▸ **PROBLEM REQUIREMENTS**:
Go through the entries one line at a time, and gather every line that has the word "this".

════════

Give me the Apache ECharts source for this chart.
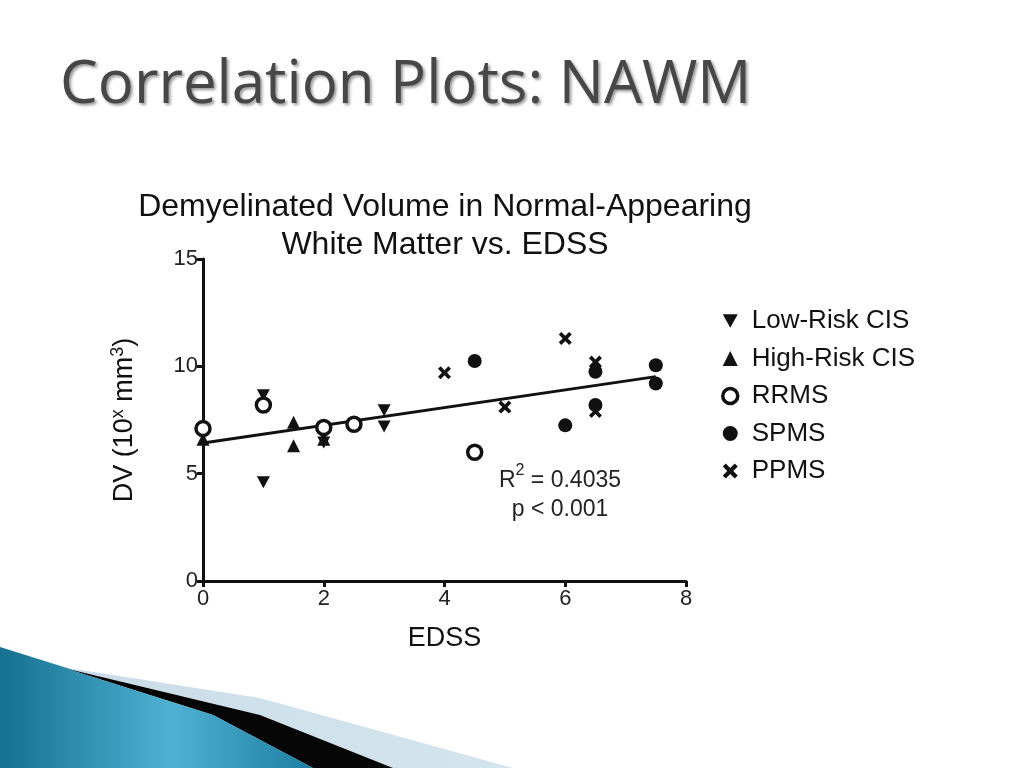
<!DOCTYPE html>
<html>
<head>
<meta charset="utf-8">
<script src="https://cdn.jsdelivr.net/npm/echarts@6/dist/echarts.min.js"></script>
<style>
  html, body { margin: 0; padding: 0; background: #fff; }
  #main { width: 1024px; height: 768px; }
</style>
</head>
<body>
<div id="main"></div>
<script>
// ---- data (EDSS, DV) ----
const lowRiskCIS  = [[1, 8.65], [1, 4.6], [2, 6.8], [2, 6.45], [3, 7.95], [3, 7.2]];
const highRiskCIS = [[0, 6.6], [1.5, 7.4], [1.5, 6.3], [2, 6.6]];
const rrms        = [[0, 7.1], [1, 8.2], [2, 7.15], [2.5, 7.3], [4.5, 6.0]];
const spms        = [[4.5, 10.25], [6, 7.25], [6.5, 9.75], [6.5, 8.2], [7.5, 10.05], [7.5, 9.2]];
const ppms        = [[4, 9.7], [5, 8.1], [6, 11.3], [6.5, 10.2], [6.5, 7.9]];
const fitLine     = [[0, 6.43], [7.5, 9.52]];
const xTicks      = [0, 2, 4, 6, 8];
const yTicks      = [0, 5, 10, 15];

const font = '"Liberation Sans", Arial, sans-serif';
const ink = '#111';
const xMark = 'path://M2,0 L5,3 L8,0 L10,2 L7,5 L10,8 L8,10 L5,7 L2,10 L0,8 L3,5 L0,2 Z';
const downTri = 'path://M0,0 L10,0 L5,9 Z';

var chart = echarts.init(document.getElementById('main'));

option = {
    backgroundColor: '#fff',
    animation: false,
    grid: {
        left: 203,
        right: 338,
        top: 259,
        bottom: 187
    },
    legend: {
        orient: 'vertical',
        left: 716,
        top: 303,
        itemGap: 11.5,
        itemWidth: 15,
        itemHeight: 15,
        textStyle: { fontFamily: font, fontSize: 26, color: ink, padding: [0, 0, 0, 9] },
        data: [
            { name: 'Low-Risk CIS' },
            { name: 'High-Risk CIS' },
            { name: 'RRMS', itemStyle: { color: '#fff', borderColor: ink, borderWidth: 3.5 } },
            { name: 'SPMS' },
            { name: 'PPMS' }
        ]
    },
    xAxis: {
        type: 'value',
        min: xTicks[0],
        max: xTicks[xTicks.length - 1],
        interval: 2,
        name: 'EDSS',
        nameLocation: 'middle',
        nameGap: 44,
        nameTextStyle: { fontFamily: font, fontSize: 27, color: ink },
        axisLine: { lineStyle: { color: ink, width: 3 } },
        axisTick: { show: true, length: 6, lineStyle: { color: ink, width: 3 } },
        axisLabel: { fontFamily: font, fontSize: 22, color: '#222', margin: 7 },
        splitLine: { show: false }
    },
    yAxis: {
        type: 'value',
        min: yTicks[0],
        max: yTicks[yTicks.length - 1],
        interval: 5,
        name: 'DV (10{sup|x} mm{sup|3})',
        nameLocation: 'middle',
        nameGap: 62,
        nameRotate: 90,
        nameTextStyle: {
            fontFamily: font, fontSize: 27, color: ink, lineHeight: 32, verticalAlign: 'bottom',
            rich: {
                sup: { fontFamily: font, fontSize: 18, color: ink, verticalAlign: 'top', padding: [0, 0, 12, 0] }
            }
        },
        axisLine: { show: true, lineStyle: { color: ink, width: 3 } },
        axisTick: { show: true, length: 6, lineStyle: { color: ink, width: 3 } },
        axisLabel: { fontFamily: font, fontSize: 22, color: '#222', margin: 5 },
        splitLine: { show: false }
    },
    series: [
        {
            name: 'Fit',
            type: 'line',
            data: fitLine,
            symbol: 'none',
            lineStyle: { color: ink, width: 3 },
            z: 1
        },
        {
            name: 'Low-Risk CIS',
            type: 'scatter',
            data: lowRiskCIS,
            symbol: downTri,
            symbolSize: [13, 12],
            itemStyle: { color: ink, opacity: 1 }
        },
        {
            name: 'High-Risk CIS',
            type: 'scatter',
            data: highRiskCIS,
            symbol: 'triangle',
            symbolSize: 13,
            itemStyle: { color: ink, opacity: 1 }
        },
        {
            name: 'RRMS',
            type: 'scatter',
            data: rrms,
            symbol: 'circle',
            symbolSize: 14,
            itemStyle: { color: '#fff', borderColor: ink, borderWidth: 3.5, opacity: 1 }
        },
        {
            name: 'SPMS',
            type: 'scatter',
            data: spms,
            symbol: 'circle',
            symbolSize: 14,
            itemStyle: { color: ink, opacity: 1 }
        },
        {
            name: 'PPMS',
            type: 'scatter',
            data: ppms,
            symbol: xMark,
            symbolSize: 13,
            itemStyle: { color: ink, opacity: 1 }
        }
    ],
    graphic: [
        // slide title
        {
            type: 'text',
            left: 60,
            top: 56,
            style: {
                text: 'Correlation Plots: NAWM',
                font: '60px "Open Sans", "Noto Sans", sans-serif',
                fill: '#474747',
                textShadowColor: 'rgba(0,0,0,0.4)',
                textShadowBlur: 3,
                textShadowOffsetX: 2,
                textShadowOffsetY: 2
            }
        },
        // chart title
        {
            type: 'text',
            x: 445,
            y: 188,
            style: {
                text: 'Demyelinated Volume in Normal-Appearing\nWhite Matter vs. EDSS',
                font: '32px "Liberation Sans", Arial, sans-serif',
                fill: ink,
                align: 'center',
                lineHeight: 38
            }
        },
        // fit statistics
        {
            type: 'text',
            x: 560,
            y: 463,
            style: {
                text: '{b|R}{s|2}{b| = 0.4035}\n{b|p < 0.001}',
                align: 'center',
                rich: {
                    b: { font: '23px "Liberation Sans", Arial, sans-serif', fill: '#222', lineHeight: 29, verticalAlign: 'bottom' },
                    s: { font: '16px "Liberation Sans", Arial, sans-serif', fill: '#222', lineHeight: 29, verticalAlign: 'top', padding: [0, 0, 10, 0] }
                }
            }
        },
        // bottom-left decoration
        {
            type: 'polygon',
            shape: { points: [[1024, 768], [513, 768], [260, 698], [100, 673], [60, 667], [260, 715], [393, 768]] },
            style: {
                fill: new echarts.graphic.LinearGradient(0, 0, 1, 0, [
                    { offset: 0, color: '#c9dde8' },
                    { offset: 1, color: '#e3eef4' }
                ])
            },
            silent: true
        },
        {
            type: 'polygon',
            shape: { points: [[60, 667], [260, 715], [393, 768], [313, 768], [213, 715], [77, 672]] },
            style: { fill: '#050505' },
            silent: true
        },
        {
            type: 'polygon',
            shape: { points: [[0, 647], [67, 668], [77, 672], [213, 715], [313, 768], [0, 768]] },
            style: {
                fill: new echarts.graphic.LinearGradient(0, 0, 1, 0, [
                    { offset: 0, color: '#16708f' },
                    { offset: 0.55, color: '#4fb1d3' },
                    { offset: 1, color: '#1c7ea0' }
                ])
            },
            silent: true
        }
    ]
};
chart.setOption(option);
</script>
</body>
</html>
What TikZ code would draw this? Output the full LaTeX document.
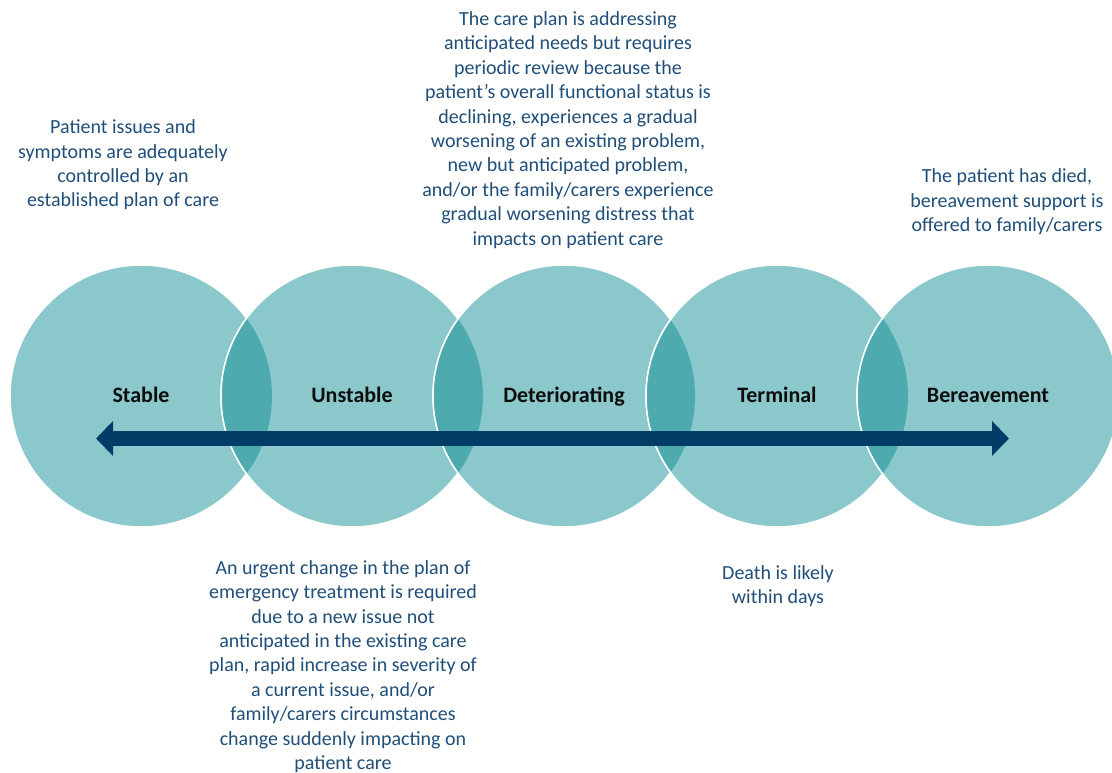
\documentclass[tikz,border=0pt]{standalone}
\usepackage{fontspec}
\setmainfont{Carlito}
\usetikzlibrary{arrows.meta}
\definecolor{phaselight}{HTML}{8BC8CB}
\definecolor{phasedark}{HTML}{4DAAAF}
\definecolor{arrownavy}{HTML}{023D67}
\definecolor{notetext}{HTML}{1F4E79}

\begin{document}
\begin{tikzpicture}[x=1pt, y=-1pt,
		phase/.style={circle,fill=phaselight,draw=white,line width=1.5pt,minimum size=262pt,inner sep=0pt,text=black!95,text height=16.5pt,text depth=3.5pt,font=\fontsize{22}{26}\selectfont\bfseries},
		overlap/.style={fill=phasedark},
		rim/.style={draw=white,line width=1.5pt},
		note/.style={align=center,text=notetext,inner sep=0pt,font=\fontsize{20}{24.4}\selectfont},
		timeline/.style={arrownavy,line width=15pt,{Triangle[length=17pt,width=34pt]}-{Triangle[length=17pt,width=34pt]}}
		]
	\useasboundingbox (0,0) rectangle (1112,773);
	% the five phases
	\node [phase] (stable) at (141,396) {Stable};
	\node [phase] (unstable) at (352,396) {Unstable};
	\node [phase] (deteriorating) at (564,396) {Deteriorating};
	\node [phase] (terminal) at (777,396) {Terminal};
	\node [phase] (bereavement) at (988,396) {Bereavement};
	% overlaps
	\begin{scope}
		\clip (stable.center) circle [radius=131pt];
		\fill [overlap] (unstable.center) circle [radius=131pt];
		\draw [rim] (unstable.center) circle [radius=131pt];
	\end{scope}
	\begin{scope}
		\clip (unstable.center) circle [radius=131pt];
		\fill [overlap] (deteriorating.center) circle [radius=131pt];
		\draw [rim] (deteriorating.center) circle [radius=131pt];
	\end{scope}
	\begin{scope}
		\clip (deteriorating.center) circle [radius=131pt];
		\fill [overlap] (terminal.center) circle [radius=131pt];
		\draw [rim] (terminal.center) circle [radius=131pt];
	\end{scope}
	\begin{scope}
		\clip (terminal.center) circle [radius=131pt];
		\fill [overlap] (bereavement.center) circle [radius=131pt];
		\draw [rim] (bereavement.center) circle [radius=131pt];
	\end{scope}
	% timeline arrow
	\coordinate (past) at (96,438.5);
	\coordinate (future) at (1009,438.5);
	\draw [timeline] (past) -- (future);
	% descriptions
	\node [note] (stablenote) at (123,165) {Patient issues and\\symptoms are adequately\\controlled by an\\established plan of care};
	\node [note] (deterioratingnote) at (568,130) {The care plan is addressing\\anticipated needs but requires\\periodic review because the\\patient’s overall functional status is\\declining, experiences a gradual\\worsening of an existing problem,\\new but anticipated problem,\\and/or the family/carers experience\\gradual worsening distress that\\impacts on patient care};
	\node [note] (bereavementnote) at (1007,202) {The patient has died,\\bereavement support is\\offered to family/carers};
	\node [note] (unstablenote) at (343,666.5) {An urgent change in the plan of\\emergency treatment is required\\due to a new issue not\\anticipated in the existing care\\plan, rapid increase in severity of\\a current issue, and/or\\family/carers circumstances\\change suddenly impacting on\\patient care};
	\node [note] (terminalnote) at (778,586) {Death is likely\\within days};
\end{tikzpicture}
\end{document}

════════

▸ **EXERCISE SOLUTION**:
Give me the Apache ECharts source for this chart.
What TikZ code would draw this? Output the full LaTeX document.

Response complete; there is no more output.